Q: What do Chinese New Year, the New York marathon, and the Trump inauguration have in common?
A: They all need to be put on the calendar of potential anomalies.
Dealing with hour (minute, day of the month …) is not as simple as it
seems. If you use the hour as a real variable, we slightly contradict
the nature of data: 0<23 while 0:00:00 02.01> 01.01 23:00:00.
For some problems, this can be critical. At the same time, if you
encode them as categorical variables, you'll breed a large numbers of
features and lose information about proximity – the difference between
22 and 23 will be the same as the difference between 22 and 7.
There also exist some more esoteric approaches to such data like projecting the time onto a circle and using the two coordinates.
def make_harmonic_features(value, period=24):
value *= 2 * np.pi / period
return np.cos(value), np.sin(value)
This transformation preserves the distance between points, which is important for algorithms that estimate distance (kNN, SVM, k-means …)
from scipy.spatial import distance euclidean(make_harmonic_features(23), make_harmonic_features(1))
0.5176380902050424
euclidean(make_harmonic_features(9), make_harmonic_features(11))
0.5176380902050414
euclidean(make_harmonic_features(9), make_harmonic_features(21))
2.0
However, the difference between such coding methods is down to the third decimal place in the metric.
Time series, web, etc.
Regarding time series — we will not go into too much detail here (mostly due to my personal lack of experience), but I will point you to a useful library that automatically generates features for time series.
If you are working with web data, then you usually have information
about the user's User Agent. It is a wealth of information. First, one
needs to extract the operating system from it. Secondly, make a feature is_mobile. Third, look at the browser.
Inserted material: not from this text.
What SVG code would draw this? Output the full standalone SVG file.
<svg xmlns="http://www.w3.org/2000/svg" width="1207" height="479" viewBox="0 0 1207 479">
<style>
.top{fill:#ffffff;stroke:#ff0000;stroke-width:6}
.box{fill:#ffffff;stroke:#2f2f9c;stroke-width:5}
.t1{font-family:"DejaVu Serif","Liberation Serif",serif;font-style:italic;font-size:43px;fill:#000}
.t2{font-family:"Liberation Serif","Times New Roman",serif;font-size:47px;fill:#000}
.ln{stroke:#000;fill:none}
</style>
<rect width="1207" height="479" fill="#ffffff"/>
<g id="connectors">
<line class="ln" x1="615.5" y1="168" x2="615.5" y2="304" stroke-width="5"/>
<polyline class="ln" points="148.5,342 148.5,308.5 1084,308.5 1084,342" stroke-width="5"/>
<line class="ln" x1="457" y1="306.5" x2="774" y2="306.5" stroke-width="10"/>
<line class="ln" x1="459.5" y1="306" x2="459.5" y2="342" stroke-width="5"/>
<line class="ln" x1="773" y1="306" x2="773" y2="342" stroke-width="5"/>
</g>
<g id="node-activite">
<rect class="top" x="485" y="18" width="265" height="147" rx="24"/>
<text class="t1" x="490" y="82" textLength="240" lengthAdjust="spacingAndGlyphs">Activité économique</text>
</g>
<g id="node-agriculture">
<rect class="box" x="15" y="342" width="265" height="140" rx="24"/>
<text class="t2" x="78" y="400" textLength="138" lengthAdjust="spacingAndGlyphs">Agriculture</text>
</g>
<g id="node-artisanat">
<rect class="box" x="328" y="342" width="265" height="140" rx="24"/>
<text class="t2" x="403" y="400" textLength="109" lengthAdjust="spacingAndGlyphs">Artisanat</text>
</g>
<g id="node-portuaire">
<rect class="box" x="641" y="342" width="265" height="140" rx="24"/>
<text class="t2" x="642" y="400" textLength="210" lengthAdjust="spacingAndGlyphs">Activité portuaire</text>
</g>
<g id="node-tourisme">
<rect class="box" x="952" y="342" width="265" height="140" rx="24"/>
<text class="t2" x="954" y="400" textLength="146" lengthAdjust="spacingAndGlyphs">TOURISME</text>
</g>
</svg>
# Install pyyaml ua-parser user-agents
import user_agents
ua = "Mozilla/5.0 (X11; Linux x86_64) AppleWebKit/537.36 (KHTML, like Gecko) Ubuntu Chromium/56.0.2924.76 Chrome/56.0.2924.76 Safari/537.36"
ua = user_agents.parse(ua)
print("Is a bot? ", ua.is_bot)
print("Is mobile? ", ua.is_mobile)
print("Is PC? ", ua.is_pc)
print("OS Family: ", ua.os.family)
print("OS Version: ", ua.os.version)
print("Browser Family: ", ua.browser.family)
print("Browser Version: ", ua.browser.version)
Is a bot? False Is mobile? False Is PC? True OS Family: Ubuntu OS Version: () Browser Family: Chromium Browser Version: (56, 0, 2924)
As in other domains, you can come up with your own features based on intuition about the nature of the data. At the time of this writing, Chromium 56 was new, but, after some time, only users who haven't rebooted their browser for a long time will have this version. In this case, why not introduce a feature called "lag behind the latest version of the browser"?
In addition to the operating system and browser, you can look at the referrer (not always available), http_accept_language, and other meta information.
The next useful piece of information is the IP-address, from which
you can extract the country and possibly the city, provider, and
connection type (mobile/stationary). You need to understand that there
is a variety of proxy and outdated databases, so this feature can
contain noise. Network administration gurus may try to extract even
fancier features like suggestions for using VPN. By the way, the data from the IP-address is well combined with http_accept_language: if the user is sitting at the Chilean proxies and browser locale is ru_RU, something is unclean and worth a look in the corresponding column in the table (is_traveler_or_proxy_user).
Any given area has so many specifics that it is too much for an individual to absorb completely. Therefore, I invite everyone to share their experiences and discuss feature extraction and generation in the comments section.